Existing in and benefiting from a paradigm where God is white assures individual white people that they can always think of themselves as being the revolutionaries, the peacemakers, the ones on the right side of history, and the ones who stand against their own kind to save other races and cultures. Narratives like those in Forrest Gump and Cameron’s Avatar fuel that notion, making it very easy to subconsciously accept the idea that we are gods. With that sort of message given to audiences in millions of different forms over the course of generations, it becomes difficult to even recognize this as something that’s happening.

The thing is that white people aren’t gods, but in our history, we have acted as gods and with devastating consequences. Soaking in white savior narratives without question asserts that white people are the solution to PoC problems rather than the cause. Though some white people may be able to use their privilege in a way that benefits PoC without talking over them or making the plight all about them, it’s still very, very easy to slip into white savior mode because we see so many white saviors both in the stories we tell and the religion that many people in the United States are exposed to.

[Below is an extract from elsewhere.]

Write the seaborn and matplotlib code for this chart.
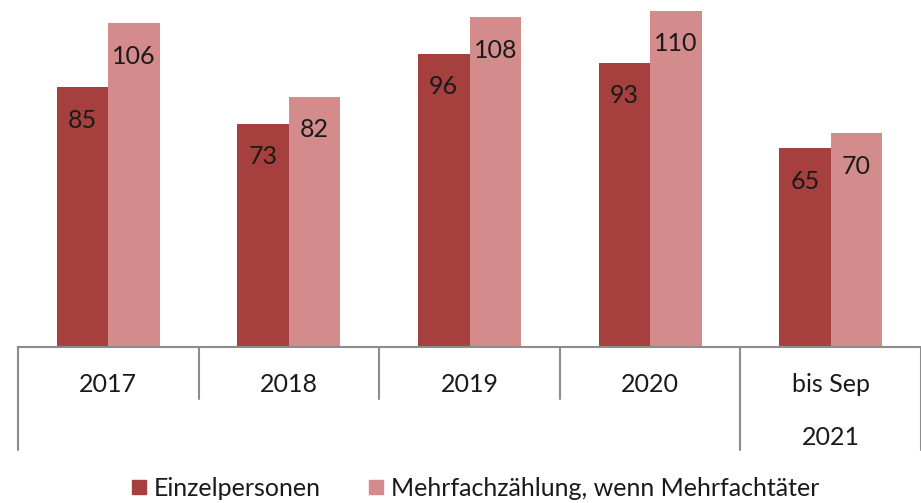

White innocence, white heroism, white saviors, and white gods–all of these concepts work together to dominate other narratives and tell others how to view their own history. They manifest in a million different ways and convey a message that white people have every kind of power imaginable, whether it’s personal, social, political, or divine. Additionally, these messages of power are given to us in such a way that we think of them more as self-sacrifice or justice messages or simply messages of being a good person. However, understanding that media contains messages with more potentially negative consequences can help people recognize and unlearn them.